Jason Kenney is pitching Wall Street on Canadian oil and as far as he’s concerned, the timing couldn’t be better as investors grapple with the re-awakening of geopolitical risk after a devastating weekend attack on Saudi Aramco facilities that knocked out five per cent of global output and drove up oil prices Monday.

“Saudi Arabia is surrounded by Yemen, and a huge civil war; Iran – a belligerent enemy of Saudi Arabia; and Iraq: this is not a friendly neighbourhood. We’ve always known this in geopolitics, that Gulf-based oil has a security premium that’s going up as we speak in markets today. There is no security premium for Alberta energy. We have the safest and most reliable source of energy on the face of the planet and for Americans, that is a great benefit,” he told BNN Bloomberg in a broadcast interview.

“This trip is just part of a bigger strategy that our government is launching to restore confidence in our energy sector,” Kenney added.

The premier of Alberta was in New York Monday to begin three days of meetings with investors and business leaders in an effort to rebuild faith in the oil patch after a bruising stretch for investors.  

The TSX Energy Index has plunged nearly 40 per cent over the past five years to be the second worst-performing subgroup of the broader index.



Canada’s inability to get new pipelines built, a global shift to renewable energy and chronically low oil prices have taken a severe toll on energy firms and left many investors wary of jumping back into the sector.

But Kenney still believes Canadian energy stocks are attractive.  
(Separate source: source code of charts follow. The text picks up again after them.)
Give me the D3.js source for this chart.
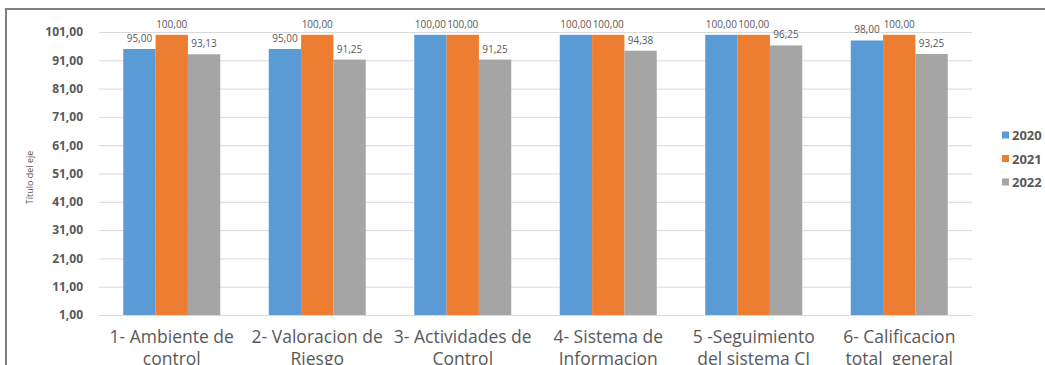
<!DOCTYPE html>
<html>
<head>
<meta charset="utf-8">
<script src="https://cdn.jsdelivr.net/npm/d3@7"></script>
<style>
  html, body { margin: 0; padding: 0; background: #fff; }
  svg { display: block; }
  text { font-family: "Open Sans", "Noto Sans", sans-serif; }
</style>
</head>
<body>
<svg id="chart" width="1045" height="365"></svg>
<script>
// Categories (two lines each) and yearly scores
const categories = [
  ["1- Ambiente de", "control"],
  ["2- Valoracion de", "Riesgo"],
  ["3- Actividades de", "Control"],
  ["4- Sistema de", "Informacion"],
  ["5 -Seguimiento", "del sistema CI"],
  ["6- Calificacion", "total  general"]
];
const series = ["2020", "2021", "2022"];
const values2020 = [95.00, 95.00, 100.00, 100.00, 100.00, 98.00];
const values2021 = [100.00, 100.00, 100.00, 100.00, 100.00, 100.00];
const values2022 = [93.13, 91.25, 91.25, 94.38, 96.25, 93.25];
const yTicks = [1, 11, 21, 31, 41, 51, 61, 71, 81, 91, 101];
const colors = ["#5b9bd5", "#ed7d31", "#a5a5a5"];
const axisTitle = "Título del eje";

const seriesValues = [values2020, values2021, values2022];
const fmt = v => v.toFixed(2).replace(".", ",");

const svg = d3.select("#chart");

// Outer frame (top and left edges visible)
svg.append("line").attr("x1", 5).attr("x2", 1045).attr("y1", 9).attr("y2", 9)
  .attr("stroke", "#7f7f7f").attr("stroke-width", 2);
svg.append("line").attr("x1", 6).attr("x2", 6).attr("y1", 8).attr("y2", 365)
  .attr("stroke", "#7f7f7f").attr("stroke-width", 2);

const plot = { left: 99, right: 972, top: 32, bottom: 315 };

const x = d3.scaleBand()
  .domain(d3.range(categories.length))
  .range([plot.left, plot.right])
  .padding(0);
const bw = x.bandwidth();
const barW = bw / 4.5;
const xs = d3.scaleBand()
  .domain(series)
  .range([barW * 0.75, bw - barW * 0.75])
  .padding(0);

const y = d3.scaleLinear().domain([1, 101]).range([plot.bottom, plot.top]);

// Gridlines and y labels
const yAxis = d3.axisLeft(y)
  .tickValues(yTicks)
  .tickSize(-(plot.right - plot.left))
  .tickPadding(16)
  .tickFormat(fmt);
const gy = svg.append("g").attr("transform", `translate(${plot.left},0)`).call(yAxis);
gy.select(".domain").remove();
gy.selectAll(".tick line").attr("stroke", "#d9d9d9").attr("stroke-width", 1);
gy.selectAll(".tick text")
  .attr("fill", "#595959")
  .attr("font-size", 12)
  .attr("font-weight", "bold");

// Axis title
svg.append("text")
  .attr("transform", `translate(33,${(plot.top + plot.bottom) / 2 + 4}) rotate(-90)`)
  .attr("text-anchor", "middle")
  .attr("font-size", 9)
  .attr("fill", "#595959")
  .text(axisTitle);

// Bars
const groups = svg.append("g").selectAll("g")
  .data(categories.map((c, i) => i))
  .join("g")
  .attr("transform", i => `translate(${x(i)},0)`);

groups.selectAll("rect")
  .data(i => series.map((s, k) => ({ s, k, v: seriesValues[k][i] })))
  .join("rect")
  .attr("x", d => xs(d.s))
  .attr("width", xs.bandwidth())
  .attr("y", d => y(d.v))
  .attr("height", d => y(1) - y(d.v))
  .attr("fill", d => colors[d.k]);

// Data labels
groups.selectAll("text.val")
  .data(i => series.map((s, k) => ({ s, k, v: seriesValues[k][i] })))
  .join("text")
  .attr("class", "val")
  .attr("x", d => xs(d.s) + xs.bandwidth() / 2)
  .attr("y", d => y(d.v) - 7)
  .attr("text-anchor", "middle")
  .attr("font-size", 10)
  .attr("fill", "#595959")
  .text(d => fmt(d.v));

// Category axis line
svg.append("line")
  .attr("x1", plot.left).attr("x2", plot.right)
  .attr("y1", y(1) + 0.5).attr("y2", y(1) + 0.5)
  .attr("stroke", "#d9d9d9");

// Category labels (second line runs past the bottom edge of the frame)
const cat = svg.append("g").selectAll("text")
  .data(categories)
  .join("text")
  .attr("x", (d, i) => x(i) + bw / 2)
  .attr("y", 343)
  .attr("text-anchor", "middle")
  .attr("font-size", 17.5)
  .attr("fill", "#595959");
cat.selectAll("tspan")
  .data(d => d)
  .join("tspan")
  .attr("x", function () { return d3.select(this.parentNode).attr("x"); })
  .attr("dy", (d, j) => j === 0 ? 0 : 22)
  .style("white-space", "pre")
  .text(d => d);

// Legend
const legend = svg.append("g").selectAll("g")
  .data(series)
  .join("g")
  .attr("transform", (d, k) => `translate(1002,${135 + k * 23.5})`);
legend.append("rect")
  .attr("x", 0).attr("y", -3.5).attr("width", 7).attr("height", 7)
  .attr("fill", (d, k) => colors[k]);
legend.append("text")
  .attr("x", 10).attr("y", 5)
  .attr("font-size", 13)
  .attr("font-weight", "bold")
  .attr("fill", "#595959")
  .text(d => d);
</script>
</body>
</html>
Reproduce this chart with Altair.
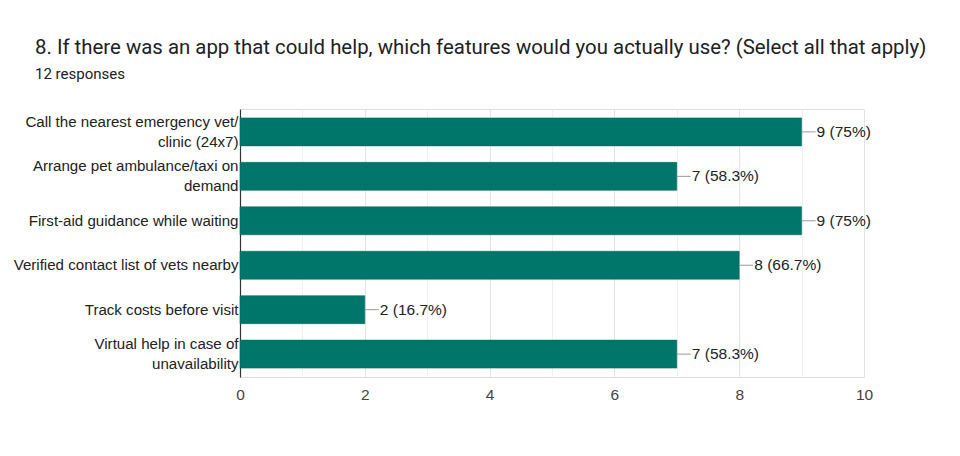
import altair as alt
import pandas as pd

categories = [
    "Call the nearest emergency vet/|clinic (24x7)",
    "Arrange pet ambulance/taxi on|demand",
    "First-aid guidance while waiting",
    "Verified contact list of vets nearby",
    "Track costs before visit",
    "Virtual help in case of|unavailability",
]
counts = [9, 7, 9, 8, 2, 7]
labels = ["9 (75%)", "7 (58.3%)", "9 (75%)", "8 (66.7%)", "2 (16.7%)", "7 (58.3%)"]

df = pd.DataFrame({"cat": categories, "count": counts, "label": labels})

FONT = "Roboto"
LFONT = "Liberation Sans"
ysc = alt.Y("cat:N", sort=categories, scale=alt.Scale(paddingInner=0.37, paddingOuter=0.2),
            axis=alt.Axis(title=None, labelExpr="split(datum.value, '|')", labelFont=LFONT,
                          labelFontSize=15.1, labelColor="#222222", labelLineHeight=20,
                          labelOffset={"condition": {"test": "indexof(datum.value, '|') >= 0", "value": -10}, "value": 0},
                          ticks=False, domainColor="#333333", domainWidth=1.2,
                          labelPadding=2, grid=False, labelLimit=400))
xsc = alt.X("count:Q", scale=alt.Scale(domain=[0, 10], nice=False),
            axis=alt.Axis(title=None, values=list(range(0, 11)), format="d",
                          labelExpr="datum.value % 2 === 0 ? datum.label : ''",
                          labelFont=LFONT, labelFontSize=15.5, labelColor="#444444",
                          labelFlush=False, labelOverlap=False,
                          ticks=False, domain=False, labelPadding=10,
                          gridColor={"condition": {"test": "datum.value % 2 === 0", "value": "#e3e3e3"}, "value": "#f0f0f0"},
                          gridWidth=1))

bars = alt.Chart(df).mark_bar(color="#00766a", stroke="#005f55", strokeWidth=0.5).encode(x=xsc, y=ysc)
rules = alt.Chart(df).mark_rule(color="#999999", strokeWidth=1, x2Offset=14).encode(
    x="count:Q", x2="count:Q", y=alt.Y("cat:N", sort=categories))
text = alt.Chart(df).mark_text(align="left", baseline="middle", dx=15, font=LFONT, fontSize=15.5,
                               color="#222222").encode(
    x="count:Q", y=alt.Y("cat:N", sort=categories), text="label:N")

chart = alt.layer(bars, rules, text).properties(
    width=624, height=268,
    title=alt.TitleParams(
        "8. If there was an app that could help, which features would you actually use? (Select all that apply)",
        subtitle="12 responses", anchor="start", frame="group", dx=-205, offset=27,
        font=FONT, fontSize=20.4, fontWeight="normal", color="#202124",
        subtitleFont=FONT, subtitleFontSize=15, subtitleColor="#202124", subtitlePadding=9),
    autosize=alt.AutoSizeParams(type="none"),
    padding={"left": 232, "top": 101, "right": 88, "bottom": 71},
).configure_view(stroke="#e3e3e3", strokeWidth=1).configure(background="white")

chart.save("out.html", embed_options={"renderer": "svg", "actions": False})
“One of the things I’m going to say to the investors in New York here is that energy shares in Canada are massively undervalued – objectively,” he said.

“It should be seen as a buying opportunity and that should be even clearer in light of the security premium that people have to pay to access Middle Eastern oil given what happened [in Saudi Arabia],” Kenney added. “And by the way – the strike against the refineries in Saudi is not the end of the story. It points to a deeper problem in terms of instability and unpredictability from the OPEC countries and so I hope investors will realize safety, stability, security in Canada is worth an awful lot.”

However, Kenney said his government won’t put taxpayers’ money where his mouth is – preferring to focus on creating the right economic conditions to attract business investment rather than investing directly in some of the sector’s beaten-up stocks.

“We’re not keen on getting into the business of picking winners and losers.”